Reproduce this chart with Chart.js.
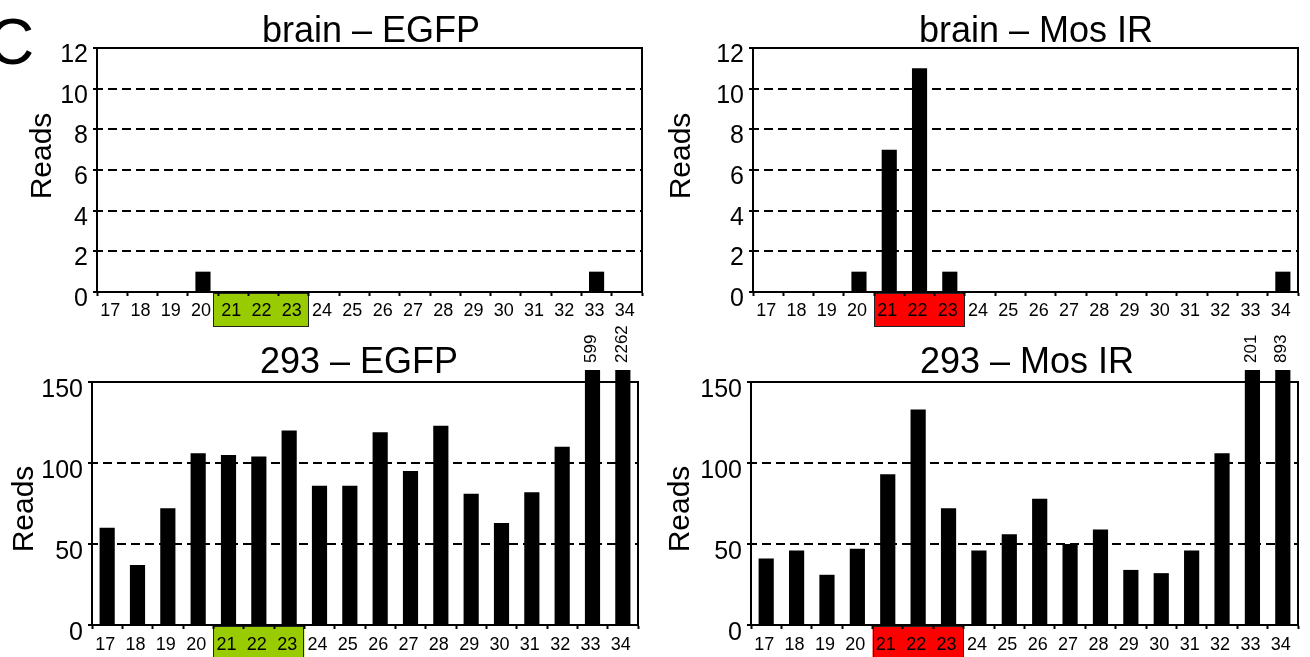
<!DOCTYPE html>
<html><head><meta charset="utf-8">
<script src="https://cdn.jsdelivr.net/npm/chart.js@4.4.1/dist/chart.umd.min.js"></script>
<style>
html,body{margin:0;padding:0;background:#fff;}
body{width:1310px;height:657px;position:relative;overflow:hidden;}
canvas{position:absolute;}
</style></head><body>
<canvas id="c1" width="655" height="330" style="left:0;top:0"></canvas>
<canvas id="c2" width="655" height="330" style="left:655px;top:0"></canvas>
<canvas id="c3" width="655" height="357" style="left:0;top:300px"></canvas>
<canvas id="c4" width="655" height="357" style="left:655px;top:300px"></canvas>
<script>
const FONT = "'Liberation Sans', Arial, Helvetica, sans-serif";

// ---- data ----
const categories = ['17','18','19','20','21','22','23','24','25','26','27','28','29','30','31','32','33','34'];
const brainEGFP  = [0,0,0,1,0,0,0,0,0,0,0,0,0,0,0,0,1,0];
const brainMosIR = [0,0,0,1,7,11,1,0,0,0,0,0,0,0,0,0,0,1];
const egfp293    = [60,37,72,106,105,104,120,86,86,119,95,123,81,63,82,110,599,2262];
const mosIR293   = [41,46,31,47,93,133,72,46,56,78,50,59,34,32,46,106,201,893];
const brainTicks = [0,2,4,6,8,10,12];
const cellTicks  = [0,50,100,150];
const highlightRange = ['21','23'];

const panelPlugin = {
  id: 'panel',
  beforeDraw(chart, args, o) {
    const ctx = chart.ctx, x = chart.scales.x, ca = chart.chartArea;
    const half = x.width / categories.length / 2;
    const i0 = categories.indexOf(highlightRange[0]);
    const i1 = categories.indexOf(highlightRange[1]);
    const left = x.getPixelForTick(i0) - half - o.boxExtraLeft;
    const right = x.getPixelForTick(i1) + half;
    const top = ca.bottom + 1;
    ctx.save();
    ctx.fillStyle = o.boxColor;
    ctx.fillRect(left, top, right - left, 33);
    ctx.strokeStyle = '#222';
    ctx.lineWidth = 1;
    ctx.strokeRect(Math.round(left) + 0.5, Math.round(top) + 0.5, Math.round(right - left) - 1, 33);
    ctx.restore();
  },
  afterDatasetsDraw(chart, args, o) {
    const ctx = chart.ctx, ca = chart.chartArea;
    const max = chart.scales.y.max;
    const meta = chart.getDatasetMeta(0);
    const vals = chart.data.datasets[0].data;
    ctx.save();
    ctx.fillStyle = '#000';
    ctx.font = '17px ' + FONT;
    vals.forEach((v, i) => {
      if (v > max) {
        const el = meta.data[i];
        ctx.save();
        ctx.translate(el.x - 1, ca.top - 19);
        ctx.rotate(-Math.PI / 2);
        ctx.textAlign = 'left';
        ctx.textBaseline = 'middle';
        ctx.fillText(String(v), 0, 0);
        ctx.restore();
      }
    });
    ctx.restore();
  },
  afterDraw(chart, args, o) {
    const ctx = chart.ctx;
    ctx.save();
    ctx.fillStyle = '#000';
    ctx.font = '36px ' + FONT;
    ctx.textAlign = 'center';
    ctx.textBaseline = 'alphabetic';
    ctx.fillText(o.title, o.titleX, o.titleY);
    ctx.save();
    ctx.translate(o.readsX, o.readsY);
    ctx.rotate(-Math.PI / 2);
    ctx.font = '30px ' + FONT;
    ctx.fillText('Reads', 0, 0);
    ctx.restore();
    if (o.letter) {
      ctx.font = '64px ' + FONT;
      ctx.textAlign = 'left';
      ctx.fillText(o.letter, -12, 64);
    }
    ctx.restore();
  }
};

function makeChart(id, values, ticks, cfg) {
  const max = ticks[ticks.length - 1];
  const step = ticks[1] - ticks[0];
  return new Chart(document.getElementById(id), {
    type: 'bar',
    data: {
      labels: categories,
      datasets: [{
        data: values,
        backgroundColor: '#000',
        borderWidth: 0,
        barPercentage: 0.5,
        categoryPercentage: 1,
        clip: {left: 0, top: 12, right: 0, bottom: 0}
      }]
    },
    options: {
      responsive: false,
      animation: false,
      events: [],
      layout: {padding: {left: 0, right: cfg.padRight, top: cfg.padTop, bottom: 0}},
      plugins: {
        legend: {display: false},
        tooltip: {enabled: false},
        title: {display: false},
        panel: cfg.panel
      },
      scales: {
        x: {
          type: 'category', position: 'bottom', offset: true,
          grid: {display: true, drawOnChartArea: false, drawTicks: true, tickLength: 4, tickWidth: 2, tickColor: '#000', offset: true},
          border: {display: true, color: '#000', width: 2},
          ticks: {color: '#000', font: {family: FONT, size: 18}, padding: cfg.xPad, maxRotation: 0, minRotation: 0, autoSkip: false, labelOffset: -2},
          afterFit: s => { s.height = cfg.xHeight; }
        },
        y: {
          type: 'linear', position: 'left', min: 0, max: max,
          grid: {
            color: c => (c.tick && (c.tick.value === 0 || c.tick.value === max)) ? 'rgba(0,0,0,0)' : '#000',
            lineWidth: 2, drawTicks: true, tickLength: 4, tickColor: '#000', tickWidth: 2,
            borderDash: [9, 5], borderDashOffset: 4, tickBorderDash: []
          },
          border: {display: true, color: '#000', width: 2, dash: [9, 5], dashOffset: 4},
          ticks: {stepSize: step, color: '#000', font: {family: FONT, size: 25}, padding: 5, labelOffset: cfg.yLabelOffset},
          afterFit: s => { s.width = cfg.yWidth; }
        },
        x2: {
          type: 'category', position: 'top', offset: true,
          grid: {display: false}, ticks: {display: false},
          border: {display: true, color: '#000', width: 2},
          afterFit: s => { s.height = 0; }
        },
        y2: {
          type: 'linear', position: 'right', min: 0, max: max,
          grid: {display: false}, ticks: {display: false},
          border: {display: true, color: '#000', width: 2},
          afterFit: s => { s.width = 0; }
        }
      }
    },
    plugins: [panelPlugin]
  });
}

makeChart('c1', brainEGFP, brainTicks, {
  padRight: 13, padTop: 48, xHeight: 38, yWidth: 97, xPad: 4, yLabelOffset: 7,
  panel: {title: 'brain – EGFP', titleX: 371, titleY: 42, readsX: 51, readsY: 156, boxColor: '#99cc00', boxExtraLeft: 5, letter: 'C'}
});
makeChart('c2', brainMosIR, brainTicks, {
  padRight: 12, padTop: 48, xHeight: 38, yWidth: 98, xPad: 4, yLabelOffset: 7,
  panel: {title: 'brain – Mos IR', titleX: 1036 - 655, titleY: 42, readsX: 690 - 655, readsY: 156, boxColor: '#ff0000', boxExtraLeft: 0}
});
makeChart('c3', egfp293, cellTicks, {
  padRight: 17, padTop: 82, xHeight: 32, yWidth: 92, xPad: 5, yLabelOffset: 8,
  panel: {title: '293 – EGFP', titleX: 359, titleY: 73, readsX: 33, readsY: 209, boxColor: '#99cc00', boxExtraLeft: 0}
});
makeChart('c4', mosIR293, cellTicks, {
  padRight: 12, padTop: 82, xHeight: 32, yWidth: 96, xPad: 5, yLabelOffset: 8,
  panel: {title: '293 – Mos IR', titleX: 1027 - 655, titleY: 73, readsX: 689 - 655, readsY: 209, boxColor: '#ff0000', boxExtraLeft: 0}
});
</script>
</body></html>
+ + + +
Without the pictures, copy the material exactly as given.

Reproduce this chart with Chart.js.
<!DOCTYPE html>
<html><head><meta charset="utf-8">
<script src="https://cdn.jsdelivr.net/npm/chart.js@4.4.1/dist/chart.umd.min.js"></script>
<style>
html,body{margin:0;padding:0;background:#fff;}
body{width:1310px;height:657px;position:relative;overflow:hidden;}
canvas{position:absolute;}
</style></head><body>
<canvas id="c1" width="655" height="330" style="left:0;top:0"></canvas>
<canvas id="c2" width="655" height="330" style="left:655px;top:0"></canvas>
<canvas id="c3" width="655" height="357" style="left:0;top:300px"></canvas>
<canvas id="c4" width="655" height="357" style="left:655px;top:300px"></canvas>
<script>
const FONT = "'Liberation Sans', Arial, Helvetica, sans-serif";

// ---- data ----
const categories = ['17','18','19','20','21','22','23','24','25','26','27','28','29','30','31','32','33','34'];
const brainEGFP  = [0,0,0,1,0,0,0,0,0,0,0,0,0,0,0,0,1,0];
const brainMosIR = [0,0,0,1,7,11,1,0,0,0,0,0,0,0,0,0,0,1];
const egfp293    = [60,37,72,106,105,104,120,86,86,119,95,123,81,63,82,110,599,2262];
const mosIR293   = [41,46,31,47,93,133,72,46,56,78,50,59,34,32,46,106,201,893];
const brainTicks = [0,2,4,6,8,10,12];
const cellTicks  = [0,50,100,150];
const highlightRange = ['21','23'];

const panelPlugin = {
  id: 'panel',
  beforeDraw(chart, args, o) {
    const ctx = chart.ctx, x = chart.scales.x, ca = chart.chartArea;
    const half = x.width / categories.length / 2;
    const i0 = categories.indexOf(highlightRange[0]);
    const i1 = categories.indexOf(highlightRange[1]);
    const left = x.getPixelForTick(i0) - half - o.boxExtraLeft;
    const right = x.getPixelForTick(i1) + half;
    const top = ca.bottom + 1;
    ctx.save();
    ctx.fillStyle = o.boxColor;
    ctx.fillRect(left, top, right - left, 33);
    ctx.strokeStyle = '#222';
    ctx.lineWidth = 1;
    ctx.strokeRect(Math.round(left) + 0.5, Math.round(top) + 0.5, Math.round(right - left) - 1, 33);
    ctx.restore();
  },
  afterDatasetsDraw(chart, args, o) {
    const ctx = chart.ctx, ca = chart.chartArea;
    const max = chart.scales.y.max;
    const meta = chart.getDatasetMeta(0);
    const vals = chart.data.datasets[0].data;
    ctx.save();
    ctx.fillStyle = '#000';
    ctx.font = '17px ' + FONT;
    vals.forEach((v, i) => {
      if (v > max) {
        const el = meta.data[i];
        ctx.save();
        ctx.translate(el.x - 1, ca.top - 19);
        ctx.rotate(-Math.PI / 2);
        ctx.textAlign = 'left';
        ctx.textBaseline = 'middle';
        ctx.fillText(String(v), 0, 0);
        ctx.restore();
      }
    });
    ctx.restore();
  },
  afterDraw(chart, args, o) {
    const ctx = chart.ctx;
    ctx.save();
    ctx.fillStyle = '#000';
    ctx.font = '36px ' + FONT;
    ctx.textAlign = 'center';
    ctx.textBaseline = 'alphabetic';
    ctx.fillText(o.title, o.titleX, o.titleY);
    ctx.save();
    ctx.translate(o.readsX, o.readsY);
    ctx.rotate(-Math.PI / 2);
    ctx.font = '30px ' + FONT;
    ctx.fillText('Reads', 0, 0);
    ctx.restore();
    if (o.letter) {
      ctx.font = '64px ' + FONT;
      ctx.textAlign = 'left';
      ctx.fillText(o.letter, -12, 64);
    }
    ctx.restore();
  }
};

function makeChart(id, values, ticks, cfg) {
  const max = ticks[ticks.length - 1];
  const step = ticks[1] - ticks[0];
  return new Chart(document.getElementById(id), {
    type: 'bar',
    data: {
      labels: categories,
      datasets: [{
        data: values,
        backgroundColor: '#000',
        borderWidth: 0,
        barPercentage: 0.5,
        categoryPercentage: 1,
        clip: {left: 0, top: 12, right: 0, bottom: 0}
      }]
    },
    options: {
      responsive: false,
      animation: false,
      events: [],
      layout: {padding: {left: 0, right: cfg.padRight, top: cfg.padTop, bottom: 0}},
      plugins: {
        legend: {display: false},
        tooltip: {enabled: false},
        title: {display: false},
        panel: cfg.panel
      },
      scales: {
        x: {
          type: 'category', position: 'bottom', offset: true,
          grid: {display: true, drawOnChartArea: false, drawTicks: true, tickLength: 4, tickWidth: 2, tickColor: '#000', offset: true},
          border: {display: true, color: '#000', width: 2},
          ticks: {color: '#000', font: {family: FONT, size: 18}, padding: cfg.xPad, maxRotation: 0, minRotation: 0, autoSkip: false, labelOffset: -2},
          afterFit: s => { s.height = cfg.xHeight; }
        },
        y: {
          type: 'linear', position: 'left', min: 0, max: max,
          grid: {
            color: c => (c.tick && (c.tick.value === 0 || c.tick.value === max)) ? 'rgba(0,0,0,0)' : '#000',
            lineWidth: 2, drawTicks: true, tickLength: 4, tickColor: '#000', tickWidth: 2,
            borderDash: [9, 5], borderDashOffset: 4, tickBorderDash: []
          },
          border: {display: true, color: '#000', width: 2, dash: [9, 5], dashOffset: 4},
          ticks: {stepSize: step, color: '#000', font: {family: FONT, size: 25}, padding: 5, labelOffset: cfg.yLabelOffset},
          afterFit: s => { s.width = cfg.yWidth; }
        },
        x2: {
          type: 'category', position: 'top', offset: true,
          grid: {display: false}, ticks: {display: false},
          border: {display: true, color: '#000', width: 2},
          afterFit: s => { s.height = 0; }
        },
        y2: {
          type: 'linear', position: 'right', min: 0, max: max,
          grid: {display: false}, ticks: {display: false},
          border: {display: true, color: '#000', width: 2},
          afterFit: s => { s.width = 0; }
        }
      }
    },
    plugins: [panelPlugin]
  });
}

makeChart('c1', brainEGFP, brainTicks, {
  padRight: 13, padTop: 48, xHeight: 38, yWidth: 97, xPad: 4, yLabelOffset: 7,
  panel: {title: 'brain – EGFP', titleX: 371, titleY: 42, readsX: 51, readsY: 156, boxColor: '#99cc00', boxExtraLeft: 5, letter: 'C'}
});
makeChart('c2', brainMosIR, brainTicks, {
  padRight: 12, padTop: 48, xHeight: 38, yWidth: 98, xPad: 4, yLabelOffset: 7,
  panel: {title: 'brain – Mos IR', titleX: 1036 - 655, titleY: 42, readsX: 690 - 655, readsY: 156, boxColor: '#ff0000', boxExtraLeft: 0}
});
makeChart('c3', egfp293, cellTicks, {
  padRight: 17, padTop: 82, xHeight: 32, yWidth: 92, xPad: 5, yLabelOffset: 8,
  panel: {title: '293 – EGFP', titleX: 359, titleY: 73, readsX: 33, readsY: 209, boxColor: '#99cc00', boxExtraLeft: 0}
});
makeChart('c4', mosIR293, cellTicks, {
  padRight: 12, padTop: 82, xHeight: 32, yWidth: 96, xPad: 5, yLabelOffset: 8,
  panel: {title: '293 – Mos IR', titleX: 1027 - 655, titleY: 73, readsX: 689 - 655, readsY: 209, boxColor: '#ff0000', boxExtraLeft: 0}
});
</script>
</body></html>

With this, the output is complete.